**Work required**
All of the listing below must be repeated word for word. Pictures are the only thing to omit.

**Source data**
[start]

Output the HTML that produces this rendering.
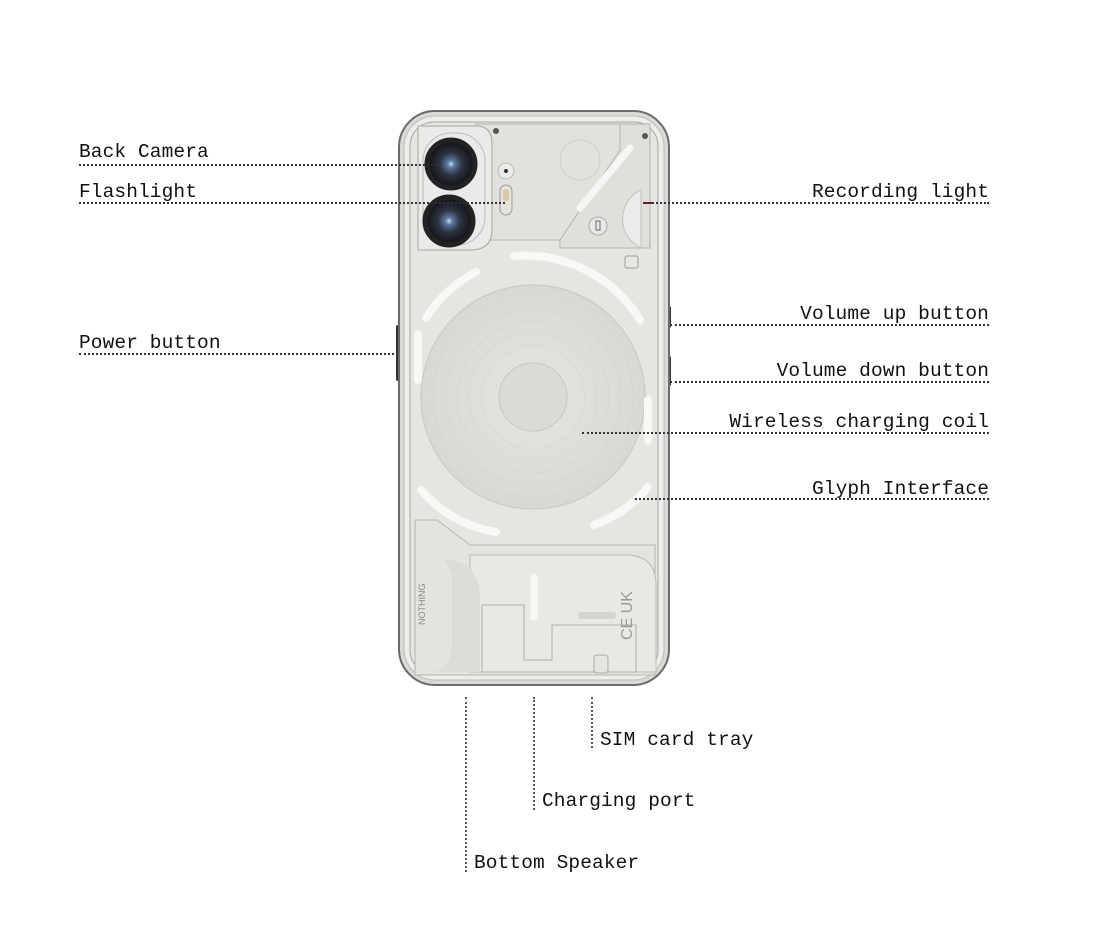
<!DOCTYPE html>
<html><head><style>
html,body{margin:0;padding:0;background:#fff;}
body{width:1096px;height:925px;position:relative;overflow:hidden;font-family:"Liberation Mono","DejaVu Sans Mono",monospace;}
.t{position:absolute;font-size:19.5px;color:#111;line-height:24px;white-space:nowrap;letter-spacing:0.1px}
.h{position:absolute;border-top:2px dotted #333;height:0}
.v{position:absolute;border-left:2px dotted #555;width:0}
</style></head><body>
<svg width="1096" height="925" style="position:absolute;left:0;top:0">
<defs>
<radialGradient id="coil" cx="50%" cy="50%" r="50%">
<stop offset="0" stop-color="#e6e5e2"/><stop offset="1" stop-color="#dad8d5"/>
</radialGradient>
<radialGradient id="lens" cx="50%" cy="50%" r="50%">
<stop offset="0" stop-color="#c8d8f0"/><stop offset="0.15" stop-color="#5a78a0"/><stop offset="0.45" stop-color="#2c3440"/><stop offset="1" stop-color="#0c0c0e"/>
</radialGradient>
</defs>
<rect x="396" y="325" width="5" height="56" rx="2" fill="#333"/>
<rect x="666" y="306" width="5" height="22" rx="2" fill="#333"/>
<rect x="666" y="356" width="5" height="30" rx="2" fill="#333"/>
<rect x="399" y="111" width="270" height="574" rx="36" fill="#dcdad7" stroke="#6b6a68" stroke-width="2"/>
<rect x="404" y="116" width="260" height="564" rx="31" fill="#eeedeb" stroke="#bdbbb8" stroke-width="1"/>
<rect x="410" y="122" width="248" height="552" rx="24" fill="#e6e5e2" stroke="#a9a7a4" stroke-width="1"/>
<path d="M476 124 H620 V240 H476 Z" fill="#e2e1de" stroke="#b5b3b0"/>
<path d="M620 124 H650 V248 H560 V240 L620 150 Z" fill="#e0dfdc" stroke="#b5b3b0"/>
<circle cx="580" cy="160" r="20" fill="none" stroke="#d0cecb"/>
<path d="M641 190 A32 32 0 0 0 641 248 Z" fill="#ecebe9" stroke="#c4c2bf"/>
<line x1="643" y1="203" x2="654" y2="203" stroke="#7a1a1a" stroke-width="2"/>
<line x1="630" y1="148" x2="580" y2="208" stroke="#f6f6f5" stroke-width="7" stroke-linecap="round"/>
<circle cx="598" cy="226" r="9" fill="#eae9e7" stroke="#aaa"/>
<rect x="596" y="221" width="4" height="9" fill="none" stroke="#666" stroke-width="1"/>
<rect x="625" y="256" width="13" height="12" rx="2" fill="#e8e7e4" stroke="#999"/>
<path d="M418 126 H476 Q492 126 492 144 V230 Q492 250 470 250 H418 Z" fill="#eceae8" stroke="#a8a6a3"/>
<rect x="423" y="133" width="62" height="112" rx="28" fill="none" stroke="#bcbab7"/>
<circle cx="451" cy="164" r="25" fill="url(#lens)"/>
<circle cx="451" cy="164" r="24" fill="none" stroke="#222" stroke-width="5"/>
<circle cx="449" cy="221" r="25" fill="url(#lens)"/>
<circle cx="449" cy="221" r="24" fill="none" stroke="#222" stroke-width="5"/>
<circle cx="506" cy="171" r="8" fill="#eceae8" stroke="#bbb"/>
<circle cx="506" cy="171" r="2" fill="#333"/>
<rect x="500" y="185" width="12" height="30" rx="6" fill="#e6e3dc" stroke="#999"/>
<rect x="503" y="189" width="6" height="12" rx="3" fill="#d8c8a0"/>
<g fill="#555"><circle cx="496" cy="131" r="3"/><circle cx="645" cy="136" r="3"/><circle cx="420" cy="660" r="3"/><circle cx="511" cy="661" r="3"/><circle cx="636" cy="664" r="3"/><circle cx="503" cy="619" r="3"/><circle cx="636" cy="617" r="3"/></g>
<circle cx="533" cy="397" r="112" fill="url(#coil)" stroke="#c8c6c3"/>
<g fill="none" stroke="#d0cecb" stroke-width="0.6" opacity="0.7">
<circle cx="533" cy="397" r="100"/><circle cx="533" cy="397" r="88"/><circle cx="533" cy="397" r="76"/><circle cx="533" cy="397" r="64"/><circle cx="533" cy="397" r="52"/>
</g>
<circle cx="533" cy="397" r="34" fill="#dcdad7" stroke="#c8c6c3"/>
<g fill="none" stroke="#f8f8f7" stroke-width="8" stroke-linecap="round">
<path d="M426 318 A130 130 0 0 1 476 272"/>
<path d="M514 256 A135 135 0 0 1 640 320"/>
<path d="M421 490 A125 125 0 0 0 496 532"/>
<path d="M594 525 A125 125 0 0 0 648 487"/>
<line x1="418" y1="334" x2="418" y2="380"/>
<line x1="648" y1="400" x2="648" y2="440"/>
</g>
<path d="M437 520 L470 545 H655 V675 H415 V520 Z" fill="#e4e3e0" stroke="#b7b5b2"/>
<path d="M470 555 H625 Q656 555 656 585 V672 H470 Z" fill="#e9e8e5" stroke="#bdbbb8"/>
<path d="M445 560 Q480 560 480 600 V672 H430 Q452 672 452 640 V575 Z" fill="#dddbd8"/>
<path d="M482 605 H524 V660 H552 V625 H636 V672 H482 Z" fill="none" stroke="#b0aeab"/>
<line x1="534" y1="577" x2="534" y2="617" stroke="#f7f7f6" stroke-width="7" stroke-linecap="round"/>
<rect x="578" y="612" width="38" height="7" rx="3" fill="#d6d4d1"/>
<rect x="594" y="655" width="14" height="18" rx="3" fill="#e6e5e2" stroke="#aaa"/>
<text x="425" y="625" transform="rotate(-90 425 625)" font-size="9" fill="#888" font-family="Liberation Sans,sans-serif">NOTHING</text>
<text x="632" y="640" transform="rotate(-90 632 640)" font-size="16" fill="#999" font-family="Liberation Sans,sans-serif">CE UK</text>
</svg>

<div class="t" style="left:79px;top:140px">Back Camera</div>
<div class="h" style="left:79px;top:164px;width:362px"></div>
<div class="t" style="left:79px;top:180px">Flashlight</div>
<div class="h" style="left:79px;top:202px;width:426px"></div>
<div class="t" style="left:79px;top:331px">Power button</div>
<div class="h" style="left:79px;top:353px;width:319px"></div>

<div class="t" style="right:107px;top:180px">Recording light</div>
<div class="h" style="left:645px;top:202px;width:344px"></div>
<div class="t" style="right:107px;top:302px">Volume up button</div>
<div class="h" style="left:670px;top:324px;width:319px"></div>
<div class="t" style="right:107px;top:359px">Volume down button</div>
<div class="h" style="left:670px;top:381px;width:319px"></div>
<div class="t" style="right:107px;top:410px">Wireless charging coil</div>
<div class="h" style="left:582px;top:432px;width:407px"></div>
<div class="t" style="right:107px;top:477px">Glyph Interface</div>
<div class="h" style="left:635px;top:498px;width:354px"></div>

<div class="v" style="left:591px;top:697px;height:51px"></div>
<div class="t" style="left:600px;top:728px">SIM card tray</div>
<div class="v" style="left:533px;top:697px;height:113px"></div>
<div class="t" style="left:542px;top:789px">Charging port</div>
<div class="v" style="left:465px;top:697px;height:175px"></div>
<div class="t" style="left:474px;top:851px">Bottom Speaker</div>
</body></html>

[end]

**Solution for this problem**
Output the HTML that produces this rendering.
<!DOCTYPE html>
<html><head><style>
html,body{margin:0;padding:0;background:#fff;}
body{width:1096px;height:925px;position:relative;overflow:hidden;font-family:"Liberation Mono","DejaVu Sans Mono",monospace;}
.t{position:absolute;font-size:19.5px;color:#111;line-height:24px;white-space:nowrap;letter-spacing:0.1px}
.h{position:absolute;border-top:2px dotted #333;height:0}
.v{position:absolute;border-left:2px dotted #555;width:0}
</style></head><body>
<svg width="1096" height="925" style="position:absolute;left:0;top:0">
<defs>
<radialGradient id="coil" cx="50%" cy="50%" r="50%">
<stop offset="0" stop-color="#e6e5e2"/><stop offset="1" stop-color="#dad8d5"/>
</radialGradient>
<radialGradient id="lens" cx="50%" cy="50%" r="50%">
<stop offset="0" stop-color="#c8d8f0"/><stop offset="0.15" stop-color="#5a78a0"/><stop offset="0.45" stop-color="#2c3440"/><stop offset="1" stop-color="#0c0c0e"/>
</radialGradient>
</defs>
<rect x="396" y="325" width="5" height="56" rx="2" fill="#333"/>
<rect x="666" y="306" width="5" height="22" rx="2" fill="#333"/>
<rect x="666" y="356" width="5" height="30" rx="2" fill="#333"/>
<rect x="399" y="111" width="270" height="574" rx="36" fill="#dcdad7" stroke="#6b6a68" stroke-width="2"/>
<rect x="404" y="116" width="260" height="564" rx="31" fill="#eeedeb" stroke="#bdbbb8" stroke-width="1"/>
<rect x="410" y="122" width="248" height="552" rx="24" fill="#e6e5e2" stroke="#a9a7a4" stroke-width="1"/>
<path d="M476 124 H620 V240 H476 Z" fill="#e2e1de" stroke="#b5b3b0"/>
<path d="M620 124 H650 V248 H560 V240 L620 150 Z" fill="#e0dfdc" stroke="#b5b3b0"/>
<circle cx="580" cy="160" r="20" fill="none" stroke="#d0cecb"/>
<path d="M641 190 A32 32 0 0 0 641 248 Z" fill="#ecebe9" stroke="#c4c2bf"/>
<line x1="643" y1="203" x2="654" y2="203" stroke="#7a1a1a" stroke-width="2"/>
<line x1="630" y1="148" x2="580" y2="208" stroke="#f6f6f5" stroke-width="7" stroke-linecap="round"/>
<circle cx="598" cy="226" r="9" fill="#eae9e7" stroke="#aaa"/>
<rect x="596" y="221" width="4" height="9" fill="none" stroke="#666" stroke-width="1"/>
<rect x="625" y="256" width="13" height="12" rx="2" fill="#e8e7e4" stroke="#999"/>
<path d="M418 126 H476 Q492 126 492 144 V230 Q492 250 470 250 H418 Z" fill="#eceae8" stroke="#a8a6a3"/>
<rect x="423" y="133" width="62" height="112" rx="28" fill="none" stroke="#bcbab7"/>
<circle cx="451" cy="164" r="25" fill="url(#lens)"/>
<circle cx="451" cy="164" r="24" fill="none" stroke="#222" stroke-width="5"/>
<circle cx="449" cy="221" r="25" fill="url(#lens)"/>
<circle cx="449" cy="221" r="24" fill="none" stroke="#222" stroke-width="5"/>
<circle cx="506" cy="171" r="8" fill="#eceae8" stroke="#bbb"/>
<circle cx="506" cy="171" r="2" fill="#333"/>
<rect x="500" y="185" width="12" height="30" rx="6" fill="#e6e3dc" stroke="#999"/>
<rect x="503" y="189" width="6" height="12" rx="3" fill="#d8c8a0"/>
<g fill="#555"><circle cx="496" cy="131" r="3"/><circle cx="645" cy="136" r="3"/><circle cx="420" cy="660" r="3"/><circle cx="511" cy="661" r="3"/><circle cx="636" cy="664" r="3"/><circle cx="503" cy="619" r="3"/><circle cx="636" cy="617" r="3"/></g>
<circle cx="533" cy="397" r="112" fill="url(#coil)" stroke="#c8c6c3"/>
<g fill="none" stroke="#d0cecb" stroke-width="0.6" opacity="0.7">
<circle cx="533" cy="397" r="100"/><circle cx="533" cy="397" r="88"/><circle cx="533" cy="397" r="76"/><circle cx="533" cy="397" r="64"/><circle cx="533" cy="397" r="52"/>
</g>
<circle cx="533" cy="397" r="34" fill="#dcdad7" stroke="#c8c6c3"/>
<g fill="none" stroke="#f8f8f7" stroke-width="8" stroke-linecap="round">
<path d="M426 318 A130 130 0 0 1 476 272"/>
<path d="M514 256 A135 135 0 0 1 640 320"/>
<path d="M421 490 A125 125 0 0 0 496 532"/>
<path d="M594 525 A125 125 0 0 0 648 487"/>
<line x1="418" y1="334" x2="418" y2="380"/>
<line x1="648" y1="400" x2="648" y2="440"/>
</g>
<path d="M437 520 L470 545 H655 V675 H415 V520 Z" fill="#e4e3e0" stroke="#b7b5b2"/>
<path d="M470 555 H625 Q656 555 656 585 V672 H470 Z" fill="#e9e8e5" stroke="#bdbbb8"/>
<path d="M445 560 Q480 560 480 600 V672 H430 Q452 672 452 640 V575 Z" fill="#dddbd8"/>
<path d="M482 605 H524 V660 H552 V625 H636 V672 H482 Z" fill="none" stroke="#b0aeab"/>
<line x1="534" y1="577" x2="534" y2="617" stroke="#f7f7f6" stroke-width="7" stroke-linecap="round"/>
<rect x="578" y="612" width="38" height="7" rx="3" fill="#d6d4d1"/>
<rect x="594" y="655" width="14" height="18" rx="3" fill="#e6e5e2" stroke="#aaa"/>
<text x="425" y="625" transform="rotate(-90 425 625)" font-size="9" fill="#888" font-family="Liberation Sans,sans-serif">NOTHING</text>
<text x="632" y="640" transform="rotate(-90 632 640)" font-size="16" fill="#999" font-family="Liberation Sans,sans-serif">CE UK</text>
</svg>

<div class="t" style="left:79px;top:140px">Back Camera</div>
<div class="h" style="left:79px;top:164px;width:362px"></div>
<div class="t" style="left:79px;top:180px">Flashlight</div>
<div class="h" style="left:79px;top:202px;width:426px"></div>
<div class="t" style="left:79px;top:331px">Power button</div>
<div class="h" style="left:79px;top:353px;width:319px"></div>

<div class="t" style="right:107px;top:180px">Recording light</div>
<div class="h" style="left:645px;top:202px;width:344px"></div>
<div class="t" style="right:107px;top:302px">Volume up button</div>
<div class="h" style="left:670px;top:324px;width:319px"></div>
<div class="t" style="right:107px;top:359px">Volume down button</div>
<div class="h" style="left:670px;top:381px;width:319px"></div>
<div class="t" style="right:107px;top:410px">Wireless charging coil</div>
<div class="h" style="left:582px;top:432px;width:407px"></div>
<div class="t" style="right:107px;top:477px">Glyph Interface</div>
<div class="h" style="left:635px;top:498px;width:354px"></div>

<div class="v" style="left:591px;top:697px;height:51px"></div>
<div class="t" style="left:600px;top:728px">SIM card tray</div>
<div class="v" style="left:533px;top:697px;height:113px"></div>
<div class="t" style="left:542px;top:789px">Charging port</div>
<div class="v" style="left:465px;top:697px;height:175px"></div>
<div class="t" style="left:474px;top:851px">Bottom Speaker</div>
</body></html>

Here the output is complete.